Kate Nichols urges HR operators to be ambassadors for hospitality

26 March 2019 by
Kate Nichols urges HR operators to be ambassadors for hospitality

The hospitality industry has a labour shortage, not a skills shortage, Kate Nichols, chief executive of UKHospitality, told a gathering of HR hospitality professionals.

Nichols was speaking at the HR in Hospitality annual conference, held yesterday at the Kimpton Fitzroy London hotel, where she urged delegates to reach out as ambassadors for the industry to schools and college as the uncertainity of Brexit continues to rumble on.

She explained that a skills shortage implied that the industry doesn't invest in its people, when it does. "When talking to government I say that it is a labour shortage that we are dealing with. We are forecast to have 200,000 fewer 18 to 24 year-olds that are UK-born by 2020 and we don't come out of that until 2030.

"The strongest message I've got when I tell government ministers that we need a migration policy that works, is that there aren't masses of bodies out there who are not able to get a job. When you've got unemployment rates down below 4% and short-term unemployment in London down to 2%, you have got to face the fact that we are at full employment.

Nichols told the conference that UKHospitality would provide ambassadors from the industry with all the "information and details" to go into schools and sell hospitality as a sector that can offer a career path.

"It is not about young people with no skills, who don't know what to do and with no qualifications, it is about capturing the aspirational 16, 17 and 18 year olds who want to have a fantastic career and want to look at something like marketing, law, finance.

"We want to show you can have much more fun in hospitality being an accountant than you could do being an accountant in a widget factory.

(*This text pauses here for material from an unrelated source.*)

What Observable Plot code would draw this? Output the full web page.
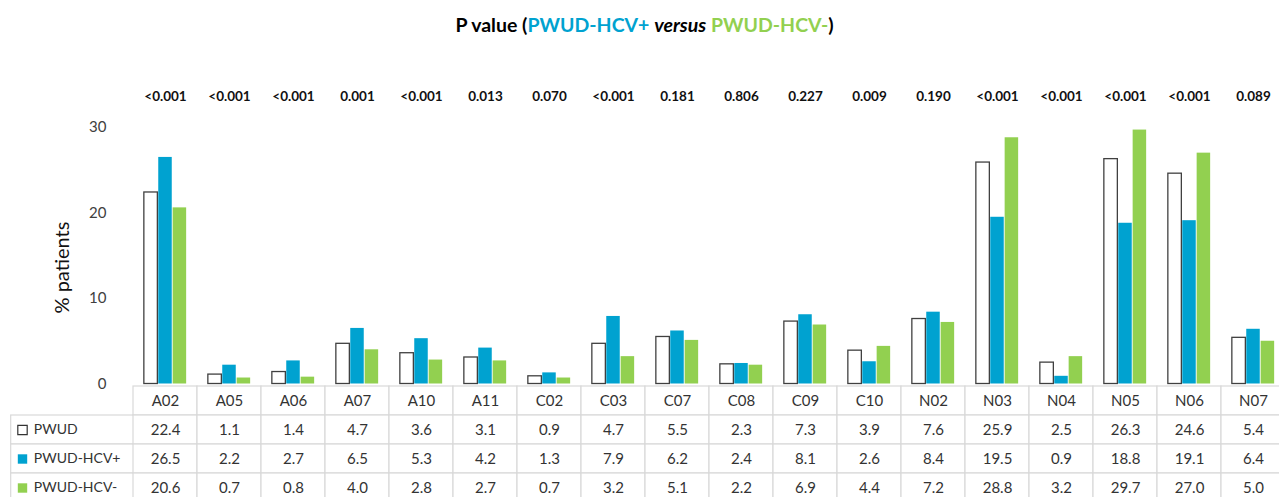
<!DOCTYPE html>
<html>
<head>
<meta charset="utf-8">
<script src="https://cdn.jsdelivr.net/npm/d3@7"></script>
<script src="https://cdn.jsdelivr.net/npm/@observablehq/plot@0.6"></script>
<style>
  html, body { margin: 0; padding: 0; background: #fff; overflow: hidden; width: 1279px; height: 497px; }
  #title { height: 50px; line-height: 50px; text-align: center; font-family: Lato, "Open Sans", sans-serif; font-weight: bold; font-size: 19.5px; color: #000; padding-left: 10px; }
  #title .pos { color: #00A2D0; }
  #title .neg { color: #92D050; }
  #title i { font-style: italic; }
  #chart svg { display: block; overflow: visible; }
  #table svg { display: block; overflow: hidden; background: transparent !important; }
  #table { position: relative; }
</style>
</head>
<body>
<div id="title">P value (<span class="pos">PWUD-HCV+</span> <i>versus</i> <span class="neg">PWUD-HCV-</span>)</div>
<div id="chart"></div>
<div id="table"></div>
<script>
const categories = ["A02","A05","A06","A07","A10","A11","C02","C03","C07","C08","C09","C10","N02","N03","N04","N05","N06","N07"];
const seriesNames = ["PWUD","PWUD-HCV+","PWUD-HCV-"];
const pwud   = [22.4,1.1,1.4,4.7,3.6,3.1,0.9,4.7,5.5,2.3,7.3,3.9,7.6,25.9,2.5,26.3,24.6,5.4];
const hcvPos = [26.5,2.2,2.7,6.5,5.3,4.2,1.3,7.9,6.2,2.4,8.1,2.6,8.4,19.5,0.9,18.8,19.1,6.4];
const hcvNeg = [20.6,0.7,0.8,4.0,2.8,2.7,0.7,3.2,5.1,2.2,6.9,4.4,7.2,28.8,3.2,29.7,27.0,5.0];
const pValues = ["<0.001","<0.001","<0.001","0.001","<0.001","0.013","0.070","<0.001","0.181","0.806","0.227","0.009","0.190","<0.001","<0.001","<0.001","<0.001","0.089"];
const yTicks = [0, 10, 20, 30];

const colors = {"PWUD": "#ffffff", "PWUD-HCV+": "#00A2D0", "PWUD-HCV-": "#92D050"};
const font = "Lato, 'Open Sans', sans-serif";

const seriesValues = [pwud, hcvPos, hcvNeg];
const rows = [];
seriesNames.forEach((s, si) => categories.forEach((c, i) => rows.push({series: s, cat: c, value: seriesValues[si][i]})));

const colW = 64.9;
const x0 = 124.7;
const xRange = [x0, x0 + categories.length * colW];
const barW = 14.4;
const inset = (colW - barW) / 2;
const offsets = [-barW, 0, barW];

const chart = Plot.plot({
  width: 1279,
  height: 334,
  marginLeft: 110,
  marginRight: 0,
  marginTop: 46,
  marginBottom: 0,
  style: {fontFamily: font, background: "transparent", overflow: "visible"},
  x: {type: "band", domain: categories, range: xRange, padding: 0, axis: null},
  y: {domain: [0, 30], range: [333.5, 77], axis: null},
  marks: [
    Plot.axisY({ticks: yTicks, tickSize: 0, tickPadding: 4, label: null, fontSize: 15, fill: "#404040", anchor: "left"}),
    ...seriesNames.map((s, si) => Plot.barY(rows.filter(d => d.series === s), {
      x: "cat", y: "value",
      fill: colors[s],
      stroke: s === "PWUD" ? "#404040" : "none",
      strokeWidth: 1.3,
      insetLeft: inset, insetRight: inset,
      dx: offsets[si]
    })),
    Plot.text(categories, {x: d => d, text: (d, i) => pValues[i], frameAnchor: "top", lineAnchor: "middle", fontWeight: "bold", fontSize: 13.5, fill: "#111"}),
    Plot.text(["% patients"], {text: d => d, frameAnchor: "left", rotate: -90, dx: -48, dy: 73, fontSize: 20, fill: "#111"})
  ]
});
document.getElementById("chart").append(chart);

const rowKeys = ["cat", ...seriesNames];
const tableCells = [];
categories.forEach((c, i) => {
  tableCells.push({cat: c, row: "cat", text: c});
  seriesNames.forEach((s, si) => tableCells.push({cat: c, row: s, text: seriesValues[si][i].toFixed(1)}));
});

const table = Plot.plot({
  width: 1279,
  height: 113,
  marginLeft: 10.7,
  marginRight: 0,
  marginTop: 0,
  marginBottom: 0,
  style: {fontFamily: font, background: "transparent"},
  x: {type: "band", domain: categories, range: xRange, padding: 0, axis: null},
  y: {type: "band", domain: rowKeys, range: [0.3, 119.1], padding: 0, axis: null},
  marks: [
    Plot.cell(seriesNames, {y: d => d, fill: "#fff", stroke: "#d9d9d9", strokeWidth: 1.2}),
    Plot.cell(tableCells, {x: "cat", y: "row", fill: "#fff", stroke: "#d9d9d9", strokeWidth: 1.2}),
    Plot.text(tableCells, {x: "cat", y: "row", text: "text", fontSize: 15, fill: "#333"}),
    Plot.dot(seriesNames, {y: d => d, frameAnchor: "left", dx: 11.3, symbol: "square", r: 5.3,
      fill: d => colors[d], stroke: d => d === "PWUD" ? "#333" : "none", strokeWidth: 1.2}),
    Plot.text(seriesNames, {y: d => d, text: d => d, frameAnchor: "left", dx: 22.6, textAnchor: "start", fontSize: 14, fill: "#333"})
  ]
});
document.getElementById("table").append(table);
</script>
</body>
</html>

We should be celebrating that.

Nichols also highlighted the benefits of building links with higher education colleges and sixth form colleges. "As the new T-levels are rolled out, there will be automatic requirements for three month industrial placements. Students don't need to be studying hospitality to do a placement in your business.

"We should not just be targeting those children who have decided they want to work in hospitality, but going out more generally to explain that we could provide good quality industrial placements in order to build potential recruits for tomorrow."